> **Problem description**
Return only the lines from the top of the material through the line marked by "20, 30, 40, 50, 60, 70, 80, 90, 100]", unaltered.

> **Material for the task**
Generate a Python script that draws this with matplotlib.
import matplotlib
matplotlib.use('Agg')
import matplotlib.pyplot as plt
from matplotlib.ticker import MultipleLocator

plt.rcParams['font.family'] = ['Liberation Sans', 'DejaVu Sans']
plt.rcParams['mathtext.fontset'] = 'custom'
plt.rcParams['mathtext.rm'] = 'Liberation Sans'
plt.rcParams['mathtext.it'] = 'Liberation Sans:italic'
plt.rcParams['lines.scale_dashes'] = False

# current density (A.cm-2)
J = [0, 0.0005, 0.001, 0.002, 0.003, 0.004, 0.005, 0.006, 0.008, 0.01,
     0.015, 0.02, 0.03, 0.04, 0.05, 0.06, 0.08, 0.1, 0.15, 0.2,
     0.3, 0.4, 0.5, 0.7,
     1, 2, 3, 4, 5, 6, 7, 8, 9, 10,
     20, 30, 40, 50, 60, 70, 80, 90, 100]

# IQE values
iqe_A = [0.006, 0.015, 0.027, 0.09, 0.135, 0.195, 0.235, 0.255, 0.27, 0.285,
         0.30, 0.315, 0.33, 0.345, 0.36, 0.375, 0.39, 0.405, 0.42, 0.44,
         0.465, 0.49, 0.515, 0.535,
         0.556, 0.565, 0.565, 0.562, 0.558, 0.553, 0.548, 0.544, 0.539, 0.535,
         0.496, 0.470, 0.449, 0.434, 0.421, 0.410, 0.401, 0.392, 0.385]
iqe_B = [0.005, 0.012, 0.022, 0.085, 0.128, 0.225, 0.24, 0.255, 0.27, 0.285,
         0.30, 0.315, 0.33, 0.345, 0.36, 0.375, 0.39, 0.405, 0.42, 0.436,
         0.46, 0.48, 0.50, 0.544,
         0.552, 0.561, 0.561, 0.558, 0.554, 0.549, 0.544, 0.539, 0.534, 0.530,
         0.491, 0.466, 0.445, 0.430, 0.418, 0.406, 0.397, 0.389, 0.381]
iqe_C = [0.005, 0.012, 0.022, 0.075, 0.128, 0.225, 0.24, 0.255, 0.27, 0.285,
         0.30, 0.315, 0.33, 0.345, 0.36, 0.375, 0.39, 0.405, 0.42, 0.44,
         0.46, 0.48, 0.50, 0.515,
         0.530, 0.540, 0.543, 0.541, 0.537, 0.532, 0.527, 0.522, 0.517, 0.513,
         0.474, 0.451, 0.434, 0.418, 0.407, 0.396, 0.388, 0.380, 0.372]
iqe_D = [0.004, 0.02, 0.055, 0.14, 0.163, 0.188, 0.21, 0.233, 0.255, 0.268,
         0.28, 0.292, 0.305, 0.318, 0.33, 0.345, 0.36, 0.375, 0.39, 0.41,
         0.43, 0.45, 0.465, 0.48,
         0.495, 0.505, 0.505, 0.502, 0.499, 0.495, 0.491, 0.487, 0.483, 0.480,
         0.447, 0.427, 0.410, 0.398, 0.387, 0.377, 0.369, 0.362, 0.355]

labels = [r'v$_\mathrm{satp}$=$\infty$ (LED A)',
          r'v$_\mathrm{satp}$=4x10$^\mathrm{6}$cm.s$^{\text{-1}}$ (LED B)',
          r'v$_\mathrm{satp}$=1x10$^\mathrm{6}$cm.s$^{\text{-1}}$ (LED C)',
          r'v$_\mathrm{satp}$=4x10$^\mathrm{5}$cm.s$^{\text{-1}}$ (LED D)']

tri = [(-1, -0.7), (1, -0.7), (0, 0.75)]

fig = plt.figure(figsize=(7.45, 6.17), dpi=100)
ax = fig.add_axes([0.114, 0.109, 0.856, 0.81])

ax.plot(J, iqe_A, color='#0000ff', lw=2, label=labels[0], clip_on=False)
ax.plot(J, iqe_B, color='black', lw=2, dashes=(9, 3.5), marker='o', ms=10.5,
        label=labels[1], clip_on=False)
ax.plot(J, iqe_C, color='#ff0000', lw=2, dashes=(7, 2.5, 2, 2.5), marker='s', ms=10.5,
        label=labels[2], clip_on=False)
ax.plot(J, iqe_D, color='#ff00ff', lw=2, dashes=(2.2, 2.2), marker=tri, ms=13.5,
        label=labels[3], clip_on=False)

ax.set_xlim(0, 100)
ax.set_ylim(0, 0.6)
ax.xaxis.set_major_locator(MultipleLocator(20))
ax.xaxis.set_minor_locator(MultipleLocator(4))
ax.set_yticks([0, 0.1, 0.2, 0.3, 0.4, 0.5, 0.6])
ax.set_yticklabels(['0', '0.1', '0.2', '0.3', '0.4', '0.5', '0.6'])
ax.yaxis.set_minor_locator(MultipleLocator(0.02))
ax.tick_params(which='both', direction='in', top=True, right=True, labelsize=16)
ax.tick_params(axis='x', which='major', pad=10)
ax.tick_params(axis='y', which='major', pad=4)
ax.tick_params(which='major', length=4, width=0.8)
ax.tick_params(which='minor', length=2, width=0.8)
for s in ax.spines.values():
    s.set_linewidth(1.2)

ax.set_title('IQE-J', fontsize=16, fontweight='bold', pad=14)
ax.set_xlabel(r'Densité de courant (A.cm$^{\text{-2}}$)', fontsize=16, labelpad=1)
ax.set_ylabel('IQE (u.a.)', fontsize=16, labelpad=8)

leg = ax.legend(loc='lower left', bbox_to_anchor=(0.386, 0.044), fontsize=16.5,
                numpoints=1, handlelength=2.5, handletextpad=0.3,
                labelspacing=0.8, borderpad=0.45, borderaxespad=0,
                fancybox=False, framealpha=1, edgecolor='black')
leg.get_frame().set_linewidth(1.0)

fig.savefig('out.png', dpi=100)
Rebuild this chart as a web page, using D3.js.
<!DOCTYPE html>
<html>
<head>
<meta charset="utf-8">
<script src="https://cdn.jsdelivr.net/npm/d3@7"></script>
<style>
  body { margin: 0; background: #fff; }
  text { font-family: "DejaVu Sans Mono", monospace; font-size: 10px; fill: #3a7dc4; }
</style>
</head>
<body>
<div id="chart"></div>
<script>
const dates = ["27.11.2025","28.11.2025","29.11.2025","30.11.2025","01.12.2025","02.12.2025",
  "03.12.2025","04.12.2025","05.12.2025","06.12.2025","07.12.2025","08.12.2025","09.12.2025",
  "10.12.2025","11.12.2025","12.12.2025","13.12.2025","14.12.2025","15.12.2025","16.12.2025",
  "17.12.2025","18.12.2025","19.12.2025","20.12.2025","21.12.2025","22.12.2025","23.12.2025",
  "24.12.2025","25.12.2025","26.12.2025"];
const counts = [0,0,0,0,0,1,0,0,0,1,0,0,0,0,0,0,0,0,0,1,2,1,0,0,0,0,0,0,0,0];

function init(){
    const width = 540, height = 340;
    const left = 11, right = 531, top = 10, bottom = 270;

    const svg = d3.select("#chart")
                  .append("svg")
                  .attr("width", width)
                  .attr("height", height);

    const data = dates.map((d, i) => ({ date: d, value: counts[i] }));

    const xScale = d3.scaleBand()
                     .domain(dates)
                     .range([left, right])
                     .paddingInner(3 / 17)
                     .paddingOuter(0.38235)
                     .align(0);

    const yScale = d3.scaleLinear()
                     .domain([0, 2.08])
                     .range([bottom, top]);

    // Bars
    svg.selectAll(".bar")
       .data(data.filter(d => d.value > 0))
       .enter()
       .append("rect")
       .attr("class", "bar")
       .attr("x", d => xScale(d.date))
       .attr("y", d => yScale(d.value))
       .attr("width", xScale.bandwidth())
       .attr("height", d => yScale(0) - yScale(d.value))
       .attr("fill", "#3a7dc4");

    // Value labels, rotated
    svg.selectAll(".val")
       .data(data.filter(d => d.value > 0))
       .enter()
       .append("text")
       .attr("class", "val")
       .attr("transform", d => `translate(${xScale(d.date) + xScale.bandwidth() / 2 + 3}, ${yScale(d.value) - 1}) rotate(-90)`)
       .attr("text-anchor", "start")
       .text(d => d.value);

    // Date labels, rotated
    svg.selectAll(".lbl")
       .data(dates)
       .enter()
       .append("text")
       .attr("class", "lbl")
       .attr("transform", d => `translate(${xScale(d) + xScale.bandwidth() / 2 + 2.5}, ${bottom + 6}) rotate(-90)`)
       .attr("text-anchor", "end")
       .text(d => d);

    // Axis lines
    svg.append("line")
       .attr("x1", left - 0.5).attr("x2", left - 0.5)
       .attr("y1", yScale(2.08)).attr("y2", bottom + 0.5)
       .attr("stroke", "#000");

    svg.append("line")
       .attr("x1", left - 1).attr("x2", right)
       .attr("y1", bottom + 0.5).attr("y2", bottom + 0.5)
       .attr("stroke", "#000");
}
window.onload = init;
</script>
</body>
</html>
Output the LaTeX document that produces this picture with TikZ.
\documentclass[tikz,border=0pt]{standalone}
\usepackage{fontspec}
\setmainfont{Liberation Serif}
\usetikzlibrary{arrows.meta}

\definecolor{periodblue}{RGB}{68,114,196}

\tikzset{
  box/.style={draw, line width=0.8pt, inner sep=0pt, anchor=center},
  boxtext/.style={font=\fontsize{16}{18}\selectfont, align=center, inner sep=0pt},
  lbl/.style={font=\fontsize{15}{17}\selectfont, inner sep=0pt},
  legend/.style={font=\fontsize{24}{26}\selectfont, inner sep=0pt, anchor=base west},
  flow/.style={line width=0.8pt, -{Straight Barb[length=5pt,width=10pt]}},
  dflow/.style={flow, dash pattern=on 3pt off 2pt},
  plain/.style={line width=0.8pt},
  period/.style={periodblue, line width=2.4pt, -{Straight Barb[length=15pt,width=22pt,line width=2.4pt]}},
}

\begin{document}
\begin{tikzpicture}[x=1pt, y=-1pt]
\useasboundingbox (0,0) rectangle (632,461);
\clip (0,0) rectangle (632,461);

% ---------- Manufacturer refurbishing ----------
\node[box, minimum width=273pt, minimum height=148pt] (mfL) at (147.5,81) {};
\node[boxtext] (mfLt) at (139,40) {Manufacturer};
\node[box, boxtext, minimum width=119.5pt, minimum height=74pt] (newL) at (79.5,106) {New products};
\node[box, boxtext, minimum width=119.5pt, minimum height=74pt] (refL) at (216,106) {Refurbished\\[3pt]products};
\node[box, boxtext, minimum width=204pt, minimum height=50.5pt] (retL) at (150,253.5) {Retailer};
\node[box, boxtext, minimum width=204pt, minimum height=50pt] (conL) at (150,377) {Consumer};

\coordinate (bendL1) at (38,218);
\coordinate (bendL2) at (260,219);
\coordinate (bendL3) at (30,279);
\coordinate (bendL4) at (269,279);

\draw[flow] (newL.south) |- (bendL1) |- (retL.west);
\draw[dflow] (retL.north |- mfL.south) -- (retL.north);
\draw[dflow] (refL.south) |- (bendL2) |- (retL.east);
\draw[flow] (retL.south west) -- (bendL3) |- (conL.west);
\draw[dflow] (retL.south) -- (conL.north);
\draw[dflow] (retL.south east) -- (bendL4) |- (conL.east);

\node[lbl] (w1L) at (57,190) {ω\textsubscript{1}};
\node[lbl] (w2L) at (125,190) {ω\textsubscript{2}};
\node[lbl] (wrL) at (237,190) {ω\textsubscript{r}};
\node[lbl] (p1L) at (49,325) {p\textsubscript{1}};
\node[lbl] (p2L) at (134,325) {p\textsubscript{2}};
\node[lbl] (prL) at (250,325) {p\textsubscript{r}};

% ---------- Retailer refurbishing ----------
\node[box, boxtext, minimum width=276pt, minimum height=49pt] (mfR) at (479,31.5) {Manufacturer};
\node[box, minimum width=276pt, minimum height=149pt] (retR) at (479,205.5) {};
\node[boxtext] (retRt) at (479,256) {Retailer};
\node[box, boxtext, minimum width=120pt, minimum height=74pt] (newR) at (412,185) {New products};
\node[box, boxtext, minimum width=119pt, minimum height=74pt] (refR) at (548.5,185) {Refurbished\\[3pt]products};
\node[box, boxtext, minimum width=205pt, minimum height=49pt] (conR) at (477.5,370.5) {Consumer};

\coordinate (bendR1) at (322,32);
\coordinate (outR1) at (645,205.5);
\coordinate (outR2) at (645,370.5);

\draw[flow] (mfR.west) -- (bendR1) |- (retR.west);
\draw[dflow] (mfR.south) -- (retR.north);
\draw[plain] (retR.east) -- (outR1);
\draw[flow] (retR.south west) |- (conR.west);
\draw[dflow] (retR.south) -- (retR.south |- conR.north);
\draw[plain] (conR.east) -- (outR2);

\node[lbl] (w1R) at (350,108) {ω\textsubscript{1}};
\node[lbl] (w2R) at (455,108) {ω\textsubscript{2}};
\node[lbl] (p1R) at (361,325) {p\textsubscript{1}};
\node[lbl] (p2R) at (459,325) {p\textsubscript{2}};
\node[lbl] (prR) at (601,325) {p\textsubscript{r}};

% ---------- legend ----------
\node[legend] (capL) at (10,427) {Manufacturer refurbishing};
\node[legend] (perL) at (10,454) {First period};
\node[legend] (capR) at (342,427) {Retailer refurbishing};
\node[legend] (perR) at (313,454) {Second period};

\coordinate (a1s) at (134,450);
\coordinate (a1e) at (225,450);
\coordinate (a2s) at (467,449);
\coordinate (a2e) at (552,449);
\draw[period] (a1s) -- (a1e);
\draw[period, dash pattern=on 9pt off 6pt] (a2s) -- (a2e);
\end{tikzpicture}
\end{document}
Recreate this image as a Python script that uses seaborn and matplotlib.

> **Response**
Generate a Python script that draws this with matplotlib.
import matplotlib
matplotlib.use('Agg')
import matplotlib.pyplot as plt
from matplotlib.ticker import MultipleLocator

plt.rcParams['font.family'] = ['Liberation Sans', 'DejaVu Sans']
plt.rcParams['mathtext.fontset'] = 'custom'
plt.rcParams['mathtext.rm'] = 'Liberation Sans'
plt.rcParams['mathtext.it'] = 'Liberation Sans:italic'
plt.rcParams['lines.scale_dashes'] = False

# current density (A.cm-2)
J = [0, 0.0005, 0.001, 0.002, 0.003, 0.004, 0.005, 0.006, 0.008, 0.01,
     0.015, 0.02, 0.03, 0.04, 0.05, 0.06, 0.08, 0.1, 0.15, 0.2,
     0.3, 0.4, 0.5, 0.7,
     1, 2, 3, 4, 5, 6, 7, 8, 9, 10,
     20, 30, 40, 50, 60, 70, 80, 90, 100]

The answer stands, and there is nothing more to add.